Could you repeat, exactly as they stand, the lines between the one with "Convert this chart to matplotlib code." and the one with "from matplotlib.patches import FancyBboxPatch", inclusive, minus the pictures?

◆ PROVIDED RECORDS ◆
================
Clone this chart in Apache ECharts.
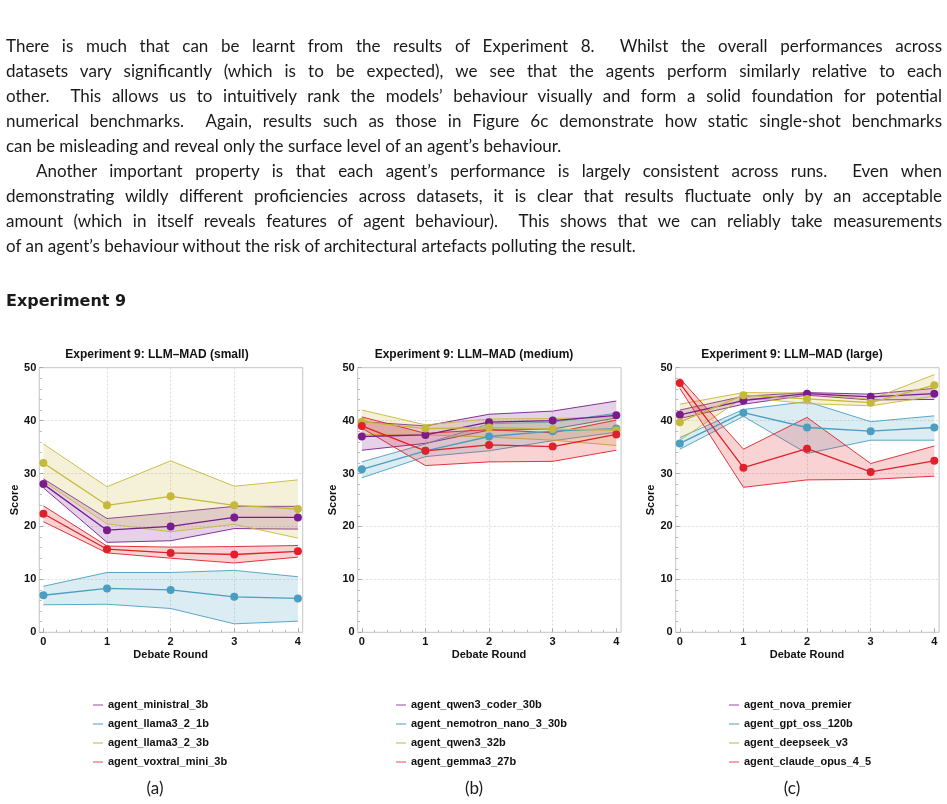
<!DOCTYPE html>
<html lang="en">
<head>
<meta charset="UTF-8">
<title>Experiment 9</title>
<script src="https://cdn.jsdelivr.net/npm/echarts@6/dist/echarts.min.js"></script>
<style>
    body {
        margin: 0;
        width: 947px;
        height: 804px;
        background: #fff;
        position: relative;
        overflow: hidden;
    }
    #chart {
        position: absolute;
        left: 0;
        top: 0;
        width: 947px;
        height: 804px;
    }
    #text {
        position: absolute;
        left: 6px;
        top: 33px;
        width: 936px;
        font-family: Lato, sans-serif;
        font-size: 17px;
        line-height: 25px;
        color: #1a1a1a;
        z-index: 2;
    }
    #text div {
        text-align: justify;
        text-align-last: justify;
    }
    #text div.last {
        text-align-last: left;
    }
    #text div.indent {
        text-indent: 30px;
    }
    #heading {
        position: absolute;
        left: 6px;
        top: 291px;
        font-family: 'DejaVu Sans', sans-serif;
        font-weight: bold;
        font-size: 16px;
        line-height: 20px;
        color: #1a1a1a;
        z-index: 2;
    }
    .cap {
        position: absolute;
        top: 778px;
        width: 60px;
        text-align: center;
        font-family: Lato, sans-serif;
        font-size: 17px;
        line-height: 20px;
        color: #1a1a1a;
        z-index: 2;
    }
</style>
</head>
<body>
<div id="chart"></div>
<div id="text">
    <div>There is much that can be learnt from the results of Experiment 8. &nbsp;Whilst the overall performances across</div>
    <div>datasets vary significantly (which is to be expected), we see that the agents perform similarly relative to each</div>
    <div>other. &nbsp;This allows us to intuitively rank the models’ behaviour visually and form a solid foundation for potential</div>
    <div>numerical benchmarks. &nbsp;Again, results such as those in Figure 6c demonstrate how static single-shot benchmarks</div>
    <div class="last">can be misleading and reveal only the surface level of an agent’s behaviour.</div>
    <div class="indent">Another important property is that each agent’s performance is largely consistent across runs. &nbsp;Even when</div>
    <div>demonstrating wildly different proficiencies across datasets, it is clear that results fluctuate only by an acceptable</div>
    <div>amount (which in itself reveals features of agent behaviour). &nbsp;This shows that we can reliably take measurements</div>
    <div class="last">of an agent’s behaviour without the risk of architectural artefacts polluting the result.</div>
</div>
<div id="heading">Experiment 9</div>
<div class="cap" style="left:125px;">(a)</div>
<div class="cap" style="left:444px;">(b)</div>
<div class="cap" style="left:762px;">(c)</div>
<script type="text/javascript">
// debate rounds on the x axis
var rounds = [0, 1, 2, 3, 4];
var panelTitles = ['Experiment 9: LLM\u2013MAD (small)', 'Experiment 9: LLM\u2013MAD (medium)', 'Experiment 9: LLM\u2013MAD (large)'];

// small models
var agentsSmall = ['agent_ministral_3b', 'agent_llama3_2_1b', 'agent_llama3_2_3b', 'agent_voxtral_mini_3b'];
var meanSmall = [
    [28.0, 19.3, 20.0, 21.7, 21.7],
    [7.0, 8.3, 8.0, 6.7, 6.4],
    [32.0, 24.0, 25.7, 24.0, 23.3],
    [22.4, 15.7, 15.0, 14.7, 15.3]
];
var lowSmall = [
    [27.3, 17.0, 17.3, 19.6, 19.5],
    [5.2, 5.3, 4.5, 1.6, 2.1],
    [28.5, 20.5, 19.0, 20.4, 17.8],
    [20.9, 15.0, 14.0, 13.1, 14.2]
];
var highSmall = [
    [29.0, 21.5, 22.6, 23.8, 23.8],
    [8.7, 11.3, 11.3, 11.7, 10.5],
    [35.6, 27.5, 32.4, 27.6, 28.8],
    [23.9, 16.3, 16.1, 16.2, 16.4]
];

// medium models
var agentsMedium = ['agent_qwen3_coder_30b', 'agent_nemotron_nano_3_30b', 'agent_qwen3_32b', 'agent_gemma3_27b'];
var meanMedium = [
    [37.0, 37.3, 39.7, 40.0, 41.0],
    [30.8, 34.3, 37.0, 38.0, 38.5],
    [39.8, 38.5, 38.7, 38.4, 38.2],
    [39.0, 34.3, 35.4, 35.1, 37.4]
];
var lowMedium = [
    [34.4, 35.7, 38.2, 38.4, 40.5],
    [29.2, 33.2, 34.3, 36.2, 37.8],
    [37.4, 37.3, 36.9, 36.3, 35.3],
    [38.6, 31.5, 32.2, 32.3, 34.4]
];
var highMedium = [
    [39.8, 39.0, 41.2, 41.8, 43.7],
    [32.2, 35.6, 39.4, 39.7, 41.4],
    [42.0, 39.2, 40.3, 40.4, 40.7],
    [40.7, 37.6, 38.3, 37.7, 40.1]
];

// large models
var agentsLarge = ['agent_nova_premier', 'agent_gpt_oss_120b', 'agent_deepseek_v3', 'agent_claude_opus_4_5'];
var meanLarge = [
    [41.1, 43.8, 45.1, 44.5, 45.1],
    [35.7, 41.5, 38.7, 38.0, 38.7],
    [39.7, 44.8, 44.1, 43.4, 46.7],
    [47.1, 31.1, 34.7, 30.3, 32.4]
];
var lowLarge = [
    [40.4, 43.1, 44.8, 43.9, 44.0],
    [34.6, 40.8, 33.8, 36.3, 36.3],
    [36.3, 44.4, 43.2, 42.8, 44.6],
    [46.1, 27.4, 28.8, 28.9, 29.5]
];
var highLarge = [
    [42.0, 44.6, 45.3, 45.0, 46.1],
    [36.8, 42.1, 43.6, 39.8, 40.9],
    [43.1, 45.3, 45.2, 44.0, 48.7],
    [48.0, 34.6, 40.6, 31.9, 35.2]
];

var panels = [
    {agents: agentsSmall, mean: meanSmall, low: lowSmall, high: highSmall},
    {agents: agentsMedium, mean: meanMedium, low: lowMedium, high: highMedium},
    {agents: agentsLarge, mean: meanLarge, low: lowLarge, high: highLarge}
];

var FONT = "'Liberation Sans', Arial, sans-serif";
var colors = ['#7b1c8e', '#4a9ec0', '#c6b83a', '#e0202a'];
var pastel = ['#caa4d2', '#a4cfe0', '#e0da9c', '#f2a4a7'];

// layout of the three frames
var frameLeft = [39.3, 357.7, 675.7];
var frameWidth = 263.4;
var frameTop = 367.7;
var frameHeight = 264.6;
var dataOffset = 4.1;
var dataWidth = 254.5;
var titleCenter = [157, 474, 792];
var legendLeft = [88, 391, 724];

var labelStyle = {fontFamily: FONT, fontWeight: 'bold', fontSize: 11, color: '#111'};

// band between low and high, drawn once as a polygon with its two edges
function renderBand(params, api) {
    if (params.dataIndexInside !== 0) return;
    var n = params.dataInsideLength;
    var upper = [], lower = [];
    for (var i = 0; i < n; i++) {
        upper.push(api.coord([api.value(0, i), api.value(2, i)]));
        lower.push(api.coord([api.value(0, i), api.value(1, i)]));
    }
    var c = api.visual('color');
    return {
        type: 'group',
        children: [
            {type: 'polygon', shape: {points: upper.concat(lower.slice().reverse())},
                style: {fill: c, opacity: 0.2}},
            {type: 'polyline', shape: {points: upper},
                style: {stroke: c, lineWidth: 1, fill: null, opacity: 0.9}},
            {type: 'polyline', shape: {points: lower},
                style: {stroke: c, lineWidth: 1, fill: null, opacity: 0.9}}
        ]
    };
}

var grid = [], xAxis = [], yAxis = [], series = [], title = [], legend = [];

for (var k = 0; k < 3; k++) {
    var p = panels[k];
    // frame grid: carries the y axis
    grid.push({
        left: frameLeft[k], top: frameTop, width: frameWidth, height: frameHeight,
        show: true, borderColor: '#c4c4c4', borderWidth: 1, backgroundColor: 'transparent'
    });
    // data grid: carries the x axis and the series
    grid.push({
        left: frameLeft[k] + dataOffset, top: frameTop, width: dataWidth, height: frameHeight
    });
    xAxis.push({type: 'value', gridIndex: 2 * k, min: 0, max: 1, show: false});
    xAxis.push({
        type: 'value', gridIndex: 2 * k + 1, min: 0, max: 4, interval: 1,
        axisLine: {show: false},
        axisTick: {show: true, inside: true, length: 4, lineStyle: {color: '#aaa'}},
        minorTick: {show: true, splitNumber: 5, length: 2.5, lineStyle: {color: '#bbb'}},
        axisLabel: Object.assign({margin: 4}, labelStyle),
        splitLine: {show: true, showMinLine: false, showMaxLine: false, lineStyle: {type: [2, 2], color: '#dcdcdc'}},
        name: 'Debate Round', nameLocation: 'middle', nameGap: 17,
        nameTextStyle: labelStyle
    });
    yAxis.push({
        type: 'value', gridIndex: 2 * k, min: 0, max: 50, interval: 10,
        axisLine: {show: false},
        axisTick: {show: true, inside: true, length: 4, lineStyle: {color: '#aaa'}},
        minorTick: {show: true, splitNumber: 5, length: 2.5, lineStyle: {color: '#bbb'}},
        axisLabel: Object.assign({margin: 3}, labelStyle),
        splitLine: {show: true, showMinLine: false, showMaxLine: false, lineStyle: {type: [2, 2], color: '#dcdcdc'}},
        name: 'Score', nameLocation: 'middle', nameGap: 19, nameRotate: 90,
        nameTextStyle: labelStyle
    });
    yAxis.push({type: 'value', gridIndex: 2 * k + 1, min: 0, max: 50, show: false});

    title.push({
        text: panelTitles[k], left: titleCenter[k] - 5, top: 344, textAlign: 'center',
        textStyle: {fontFamily: FONT, fontWeight: 'bold', fontSize: 12, color: '#111'}
    });

    legend.push({
        orient: 'vertical', left: legendLeft[k], top: 693,
        itemWidth: 10, itemHeight: 2, itemGap: 5, icon: 'rect', selectedMode: false,
        textStyle: {fontFamily: FONT, fontWeight: 'bold', fontSize: 11, color: '#111', lineHeight: 14},
        data: p.agents.map(function (a, j) {
            return {name: a, itemStyle: {color: pastel[j]}};
        })
    });

    for (var j = 0; j < p.agents.length; j++) {
        var c = colors[j];
        var lo = p.low[j], hi = p.high[j], mu = p.mean[j];
        // spread band
        series.push({
            type: 'custom', name: p.agents[j] + ' band', xAxisIndex: 2 * k + 1, yAxisIndex: 2 * k + 1,
            renderItem: renderBand, silent: true, z: 2,
            itemStyle: {color: c},
            encode: {x: 0, y: [1, 2]},
            data: rounds.map(function (x, i) { return [x, lo[i], hi[i]]; })
        });
        // mean
        series.push({
            type: 'line', name: p.agents[j], xAxisIndex: 2 * k + 1, yAxisIndex: 2 * k + 1,
            symbol: 'circle', symbolSize: 8, z: 4,
            itemStyle: {color: c},
            lineStyle: {width: 1.3, color: c},
            data: rounds.map(function (x, i) { return [x, mu[i]]; })
        });
    }
}

var myChart = echarts.init(document.getElementById('chart'));
myChart.setOption({
    animation: false,
    title: title,
    legend: legend,
    grid: grid,
    xAxis: xAxis,
    yAxis: yAxis,
    series: series
});
</script>
</body>
</html>
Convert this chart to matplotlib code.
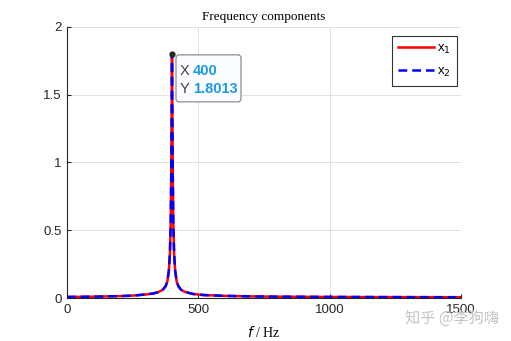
import matplotlib
matplotlib.use('Agg')
import matplotlib.pyplot as plt
from matplotlib.patches import FancyBboxPatch

# spectrum magnitude (both signals share the same spectrum)
freq = [0, 50, 100, 150, 200, 250, 300, 330, 350, 365, 375, 382, 388, 392, 395, 397, 399, 400,
        401, 403, 405, 408, 412, 418, 425, 435, 450, 480, 520, 600, 700, 800, 1000, 1200, 1500]
x1 = [0.008, 0.009, 0.010, 0.012, 0.014, 0.018, 0.026, 0.034, 0.045, 0.062, 0.085, 0.12, 0.2,
      0.33, 0.55, 0.9, 1.45, 1.8013,
      1.45, 0.9, 0.55, 0.33, 0.2, 0.12, 0.085, 0.06, 0.045, 0.03, 0.022, 0.016, 0.012, 0.010,
      0.008, 0.007, 0.006]
x2 = list(x1)

peak_f, peak_y = 400, 1.8013

xticks = [0, 500, 1000, 1500]
yticks = [0, 0.5, 1, 1.5, 2]
yticklabels = ['0', '0.5', '1', '1.5', '2']

plt.rcParams['font.family'] = ['Liberation Sans', 'DejaVu Sans']

fig = plt.figure(figsize=(5.11, 3.41), dpi=100)
ax = fig.add_axes([0.131, 0.126, 0.771, 0.795])

ax.plot(freq, x1, color='#ff0000', lw=1.8, label='x$_1$')
ax.plot(freq, x2, color='#0000ff', lw=1.8, ls=(0, (3.5, 2)), label='x$_2$')

ax.set_xlim(0, 1500)
ax.set_ylim(0, 2)
ax.set_xticks(xticks)
ax.set_xticklabels([str(t) for t in xticks])
ax.set_yticks(yticks)
ax.set_yticklabels(yticklabels)
ax.tick_params(direction='in', length=3, labelsize=9.5, colors='#262626', pad=4)
ax.grid(True, color='#dcdcdc', lw=0.6)
ax.set_axisbelow(True)
for s in ['top', 'right']:
    ax.spines[s].set_visible(False)
for s in ['left', 'bottom']:
    ax.spines[s].set_color('#262626')
    ax.spines[s].set_linewidth(0.8)

ax.set_title('Frequency components', fontsize=9.5, family='Liberation Serif', pad=5)
ax.set_xlabel('$f$ / Hz', fontsize=10, family='Liberation Serif', labelpad=7)

leg = ax.legend(loc='upper right', bbox_to_anchor=(0.99, 0.967), fontsize=9.5, frameon=True,
                fancybox=False, edgecolor='black', handlelength=2.7, borderaxespad=0,
                labelspacing=0.75, handletextpad=0.2, borderpad=0.5)
leg.get_frame().set_linewidth(0.8)

# data tip at the peak
ax.plot([peak_f], [peak_y], 'o', color='#262626', ms=3.5, zorder=5)
fig.canvas.draw()
px, py = ax.transData.transform((peak_f, peak_y))
box = FancyBboxPatch((px + 4, py - 48), 65, 47, boxstyle='round,pad=0,rounding_size=3',
                     transform=None, facecolor='#fbfcff', edgecolor='#7f7f7f', lw=0.8, zorder=6)
fig.patches.append(box)
tip_blue = '#1a9be0'
fs = 10.5
fig.text((px + 8) / fig.bbox.width, (py - 17) / fig.bbox.height, 'X', color='#404040',
         fontsize=fs, va='center', zorder=7)
fig.text((px + 21) / fig.bbox.width, (py - 17) / fig.bbox.height, f'{peak_f}', color=tip_blue,
         fontsize=fs, fontweight='bold', va='center', zorder=7)
fig.text((px + 8) / fig.bbox.width, (py - 35) / fig.bbox.height, 'Y', color='#404040',
         fontsize=fs, va='center', zorder=7)
fig.text((px + 21) / fig.bbox.width, (py - 35) / fig.bbox.height, f'{peak_y:.4f}', color=tip_blue,
         fontsize=fs, fontweight='bold', va='center', zorder=7)

fig.text(0.793, 0.067, '知乎 @李狗嗨', color='#c4c4c4', fontsize=11,
         family=['Noto Sans CJK SC', 'DejaVu Sans'], va='center')

fig.savefig('out.png', dpi=100)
================
◆ OUTPUT BELOW ◆
Convert this chart to matplotlib code.
import matplotlib
matplotlib.use('Agg')
import matplotlib.pyplot as plt
from matplotlib.patches import FancyBboxPatch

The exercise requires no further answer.